Some years back, in fact a surprising number of years back, I took a novel class with Jim Paul. The class was good both because of Jim and because of the other students, and it helped me keep the novel I was writing in mind as I launched myself into graduate school.
At that time, Jim was about to move to Arizona, where he was to start a new job. We didn't stay in touch, but every now and then I think of him and wonder how he's doing, which this time around prompted me to re-read this book during a short trip. Since the book is about, or at least set during, a trip to LA, I might more appropriately have re-read it on a trip of my own to LA so that I could savor some of the details in a direct sort of fashion. However, as I try to avoid going to LA despite having friends there, it could have been several more years before I next got there, and the flight to Philadelphia was also a reasonable way to read parts of the book. After all, it's about medieval thought at the same time as being about a short trip to a modern city.
The book is a pleasant, ruminative read. It's not exciting, nor meant to be. It's about experiencing a short period of time, in the company of friends and acquaintances, in relation to sensory experience and a mental exploration of philosophical ideas. As a reader, I'm much more interested in medieval philosophy and medieval worldviews than I am in almost anything relating to Los Angeles (although I admit to enjoying Raymond Chandler's version of the city). To me, the greater Los Angeles area is a generally hot, gritty, unlivable sort of place that deformed my psyche for over a decade, but I admit that at times it has certain charms, which a visitor is sometimes lucky enough to encounter, and the book captures some of that sense of a familiar but not too familiar city caught on a good day, when everyone is calm, friendly, employed, and not too busy; when it's warm enough to wear shorts but not miserably hot; when the air is mercifully free of smog for the day. Both times that I've read this book, I wanted to like it more than I actually did, but at the same time I keep liking it for the quirky, low-key pleasure of seeing life through Jim, a person I have fond memories of and whose ability to observe and work minor details of life into his novels is both impressive and endearing.
This is a delightful book that I've given to many friends.
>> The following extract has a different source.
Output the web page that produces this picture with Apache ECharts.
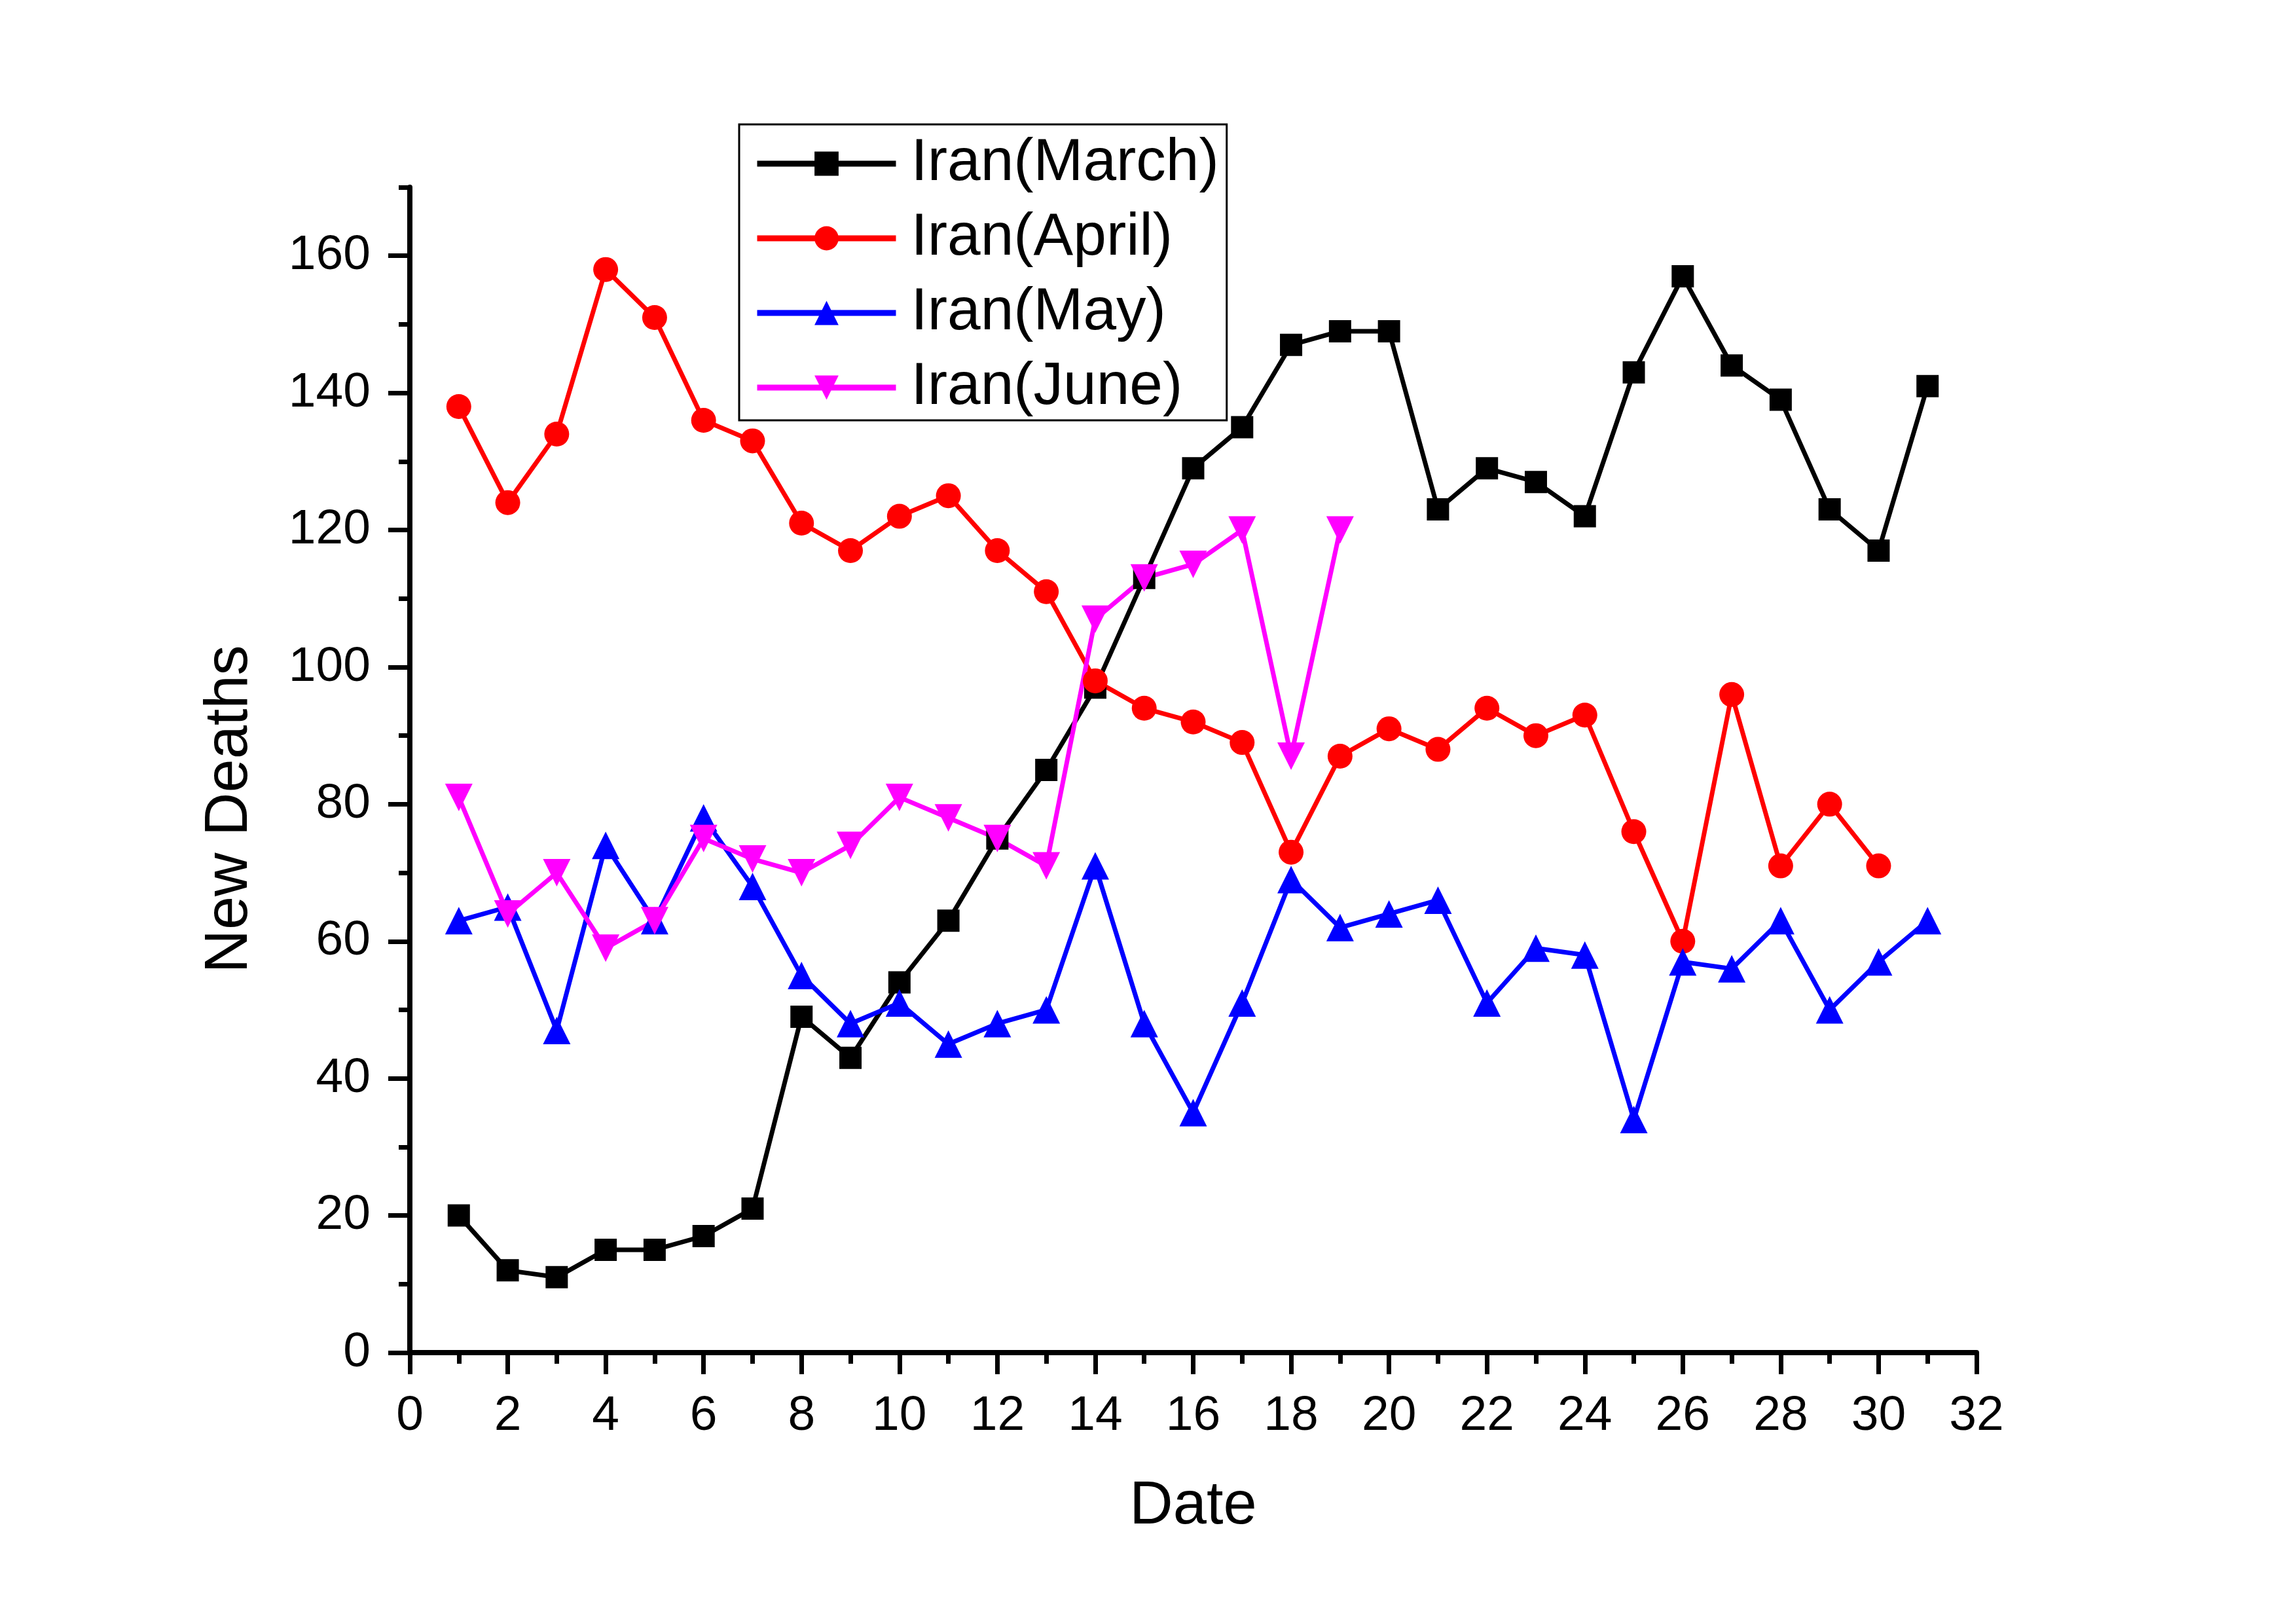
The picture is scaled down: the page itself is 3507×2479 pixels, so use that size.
<!DOCTYPE html>
<html>
<head>
<meta charset="utf-8">
<script src="https://cdn.jsdelivr.net/npm/echarts@6/dist/echarts.min.js"></script>
<style>
html,body{margin:0;padding:0;background:#fff;}
#chart{width:3507px;height:2479px;}
</style>
</head>
<body>
<div id="chart"></div>
<script>
const days = [1,2,3,4,5,6,7,8,9,10,11,12,13,14,15,16,17,18,19,20,21,22,23,24,25,26,27,28,29,30,31];
const march = [20,12,11,15,15,17,21,49,43,54,63,75,85,97,113,129,135,147,149,149,123,129,127,122,143,157,144,139,123,117,141];
const april = [138,124,134,158,151,136,133,121,117,122,125,117,111,98,94,92,89,73,87,91,88,94,90,93,76,60,96,71,80,71];
const may = [63,65,47,74,63,78,68,55,48,51,45,48,50,71,48,35,51,69,62,64,66,51,59,58,34,57,56,63,50,57,63];
const june = [81,64,70,59,63,75,72,70,74,81,78,75,71,107,113,115,120,87,120];
const seriesNames = ['Iran(March)','Iran(April)','Iran(May)','Iran(June)'];
const yMajorTicks = [0,20,40,60,80,100,120,140,160];
const yMinorTicks = [10,30,50,70,90,110,130,150,170];
const xTicks = [0,2,4,6,8,10,12,14,16,18,20,22,24,26,28,30,32];

function pairs(vals){ return vals.map((v,i)=>[days[i], v]); }

const FONT = 'Liberation Sans, Arial, sans-serif';
const chart = echarts.init(document.getElementById('chart'), null, {renderer:'canvas'});
const axisLineStyle = {color:'#000', width:8};
const tickStyle = {color:'#000', width:7};

function mk(name, data, color, symbol, size, rotate){
  return {
    name, type:'line', data: pairs(data), xAxisIndex:0, yAxisIndex:0,
    symbol, symbolSize:size, symbolRotate: rotate||0,
    lineStyle:{color, width:7}, itemStyle:{color},
    emphasis:{disabled:true}, z: 3
  };
}

chart.setOption({
  animation:false,
  backgroundColor:'#fff',
  textStyle:{fontFamily:FONT},
  grid:{left:626, right:488, top:286, bottom:413, containLabel:false},
  legend:{
    orient:'vertical', left:1129, top:190,
    data: seriesNames,
    itemWidth:212, itemHeight:46, itemGap:22,
    padding:[14,12,4,23],
    borderColor:'#000', borderWidth:3,
    lineStyle:{width:9},
    textStyle:{fontSize:91, lineHeight:92, color:'#000', fontFamily:FONT, padding:[0,0,0,18]}
  },
  xAxis:[{
    type:'value', min:0, max:32, interval:2,
    name:'Date', nameLocation:'middle', nameGap:190,
    nameTextStyle:{fontSize:92, color:'#000', fontFamily:FONT},
    axisLine:{show:true, onZero:false, lineStyle:axisLineStyle},
    axisTick:{show:true, inside:false, length:33, lineStyle:tickStyle},
    minorTick:{show:true, splitNumber:2, length:17, lineStyle:tickStyle},
    axisLabel:{fontSize:75, color:'#000', margin:60, fontFamily:FONT, customValues:xTicks},
    splitLine:{show:false}
  }],
  yAxis:[{
    type:'value', min:0, max:170, interval:20,
    name:'New Deaths', nameLocation:'middle', nameGap:228, nameRotate:90,
    nameTextStyle:{fontSize:92, color:'#000', fontFamily:FONT, padding:[0,120,0,0]},
    axisLine:{show:true, onZero:false, lineStyle:axisLineStyle},
    axisTick:{show:true, inside:false, length:33, lineStyle:tickStyle, customValues:yMajorTicks},
    axisLabel:{fontSize:75, color:'#000', margin:60, fontFamily:FONT, customValues:yMajorTicks},
    splitLine:{show:false}
  },{
    type:'value', min:0, max:170, interval:10, position:'left', offset:0,
    axisLine:{show:false},
    axisTick:{show:true, inside:false, length:17, lineStyle:tickStyle, customValues:yMinorTicks},
    axisLabel:{show:false},
    splitLine:{show:false}
  }],
  series:[
    mk(seriesNames[0], march, '#000000', 'rect', 34),
    mk(seriesNames[1], april, '#FF0000', 'circle', 38),
    mk(seriesNames[2], may, '#0000FF', 'triangle', 42),
    mk(seriesNames[3], june, '#FF00FF', 'triangle', 42, 180)
  ]
});
</script>
</body>
</html>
I was thrilled when it was back in print. It is a thought-provoking read on the difference between being a modern mind that makes decisions based, supposedly, on information, data, and reason versus a medieval mind making decisions on "signs and portents." The story follows the main character on a trip to Los Angeles where, following a series of unfortunate incidents, he decides to be "medieval in L.A." and make choices based on "signs." It's not a book about a heroic journey or life-and-death events, but the sorts of choices we all have to make in our lives, and how we make them. Having read the book, when a series of events happen — "good" or "bad" — in my life, I find myself choosing between realizing they are random coincidences or reading them as "a sign." It's well written and handles the philosophical issues with a light, bright hand. I have re-read it twice now.
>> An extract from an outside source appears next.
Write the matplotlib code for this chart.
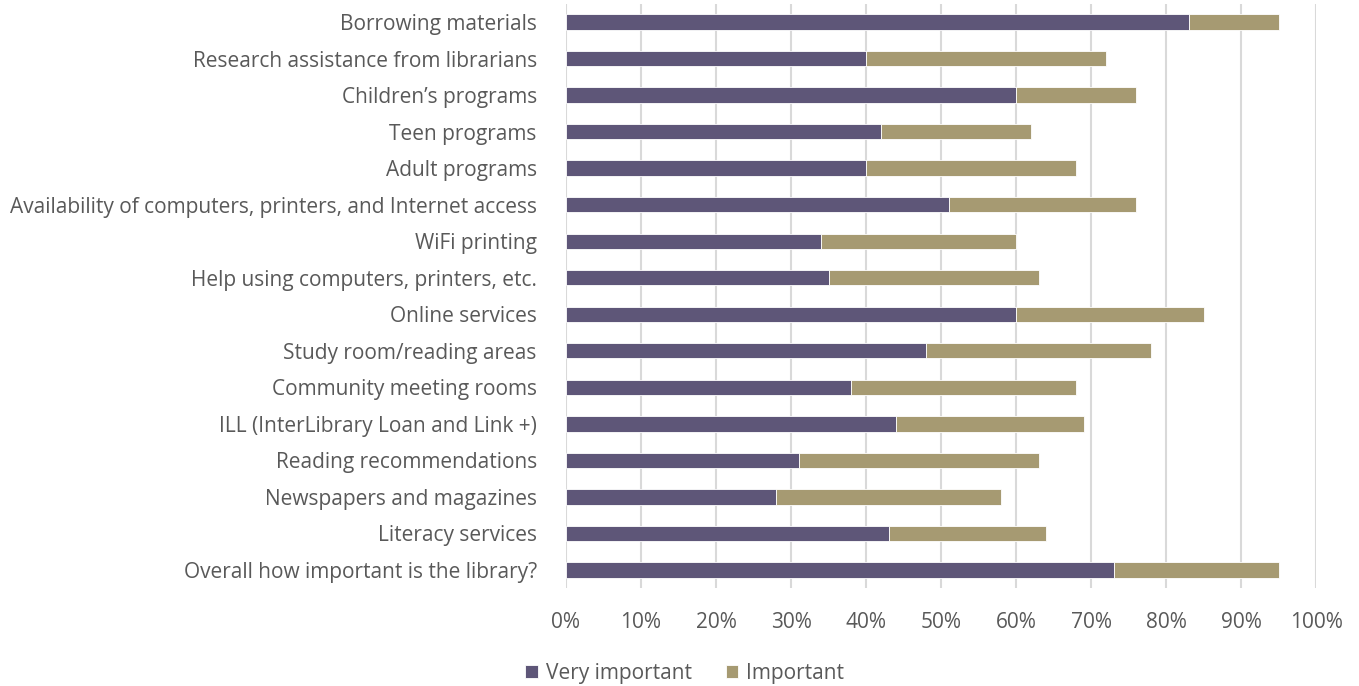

I enjoyed the pacing of this—travelogue vignettes of a weekend in Los Angeles stitched together by meditations on pre-modern and modern thought from Copernicus to Cage. Did you know that John Cage graduated valedictorian at Los Angeles High School? I learned that while reading this across the street from LA High, in the Memorial Branch of the LA Public Library and its western-facing stained glass windows dedicated to LA High alums who’d died in combat during WWI.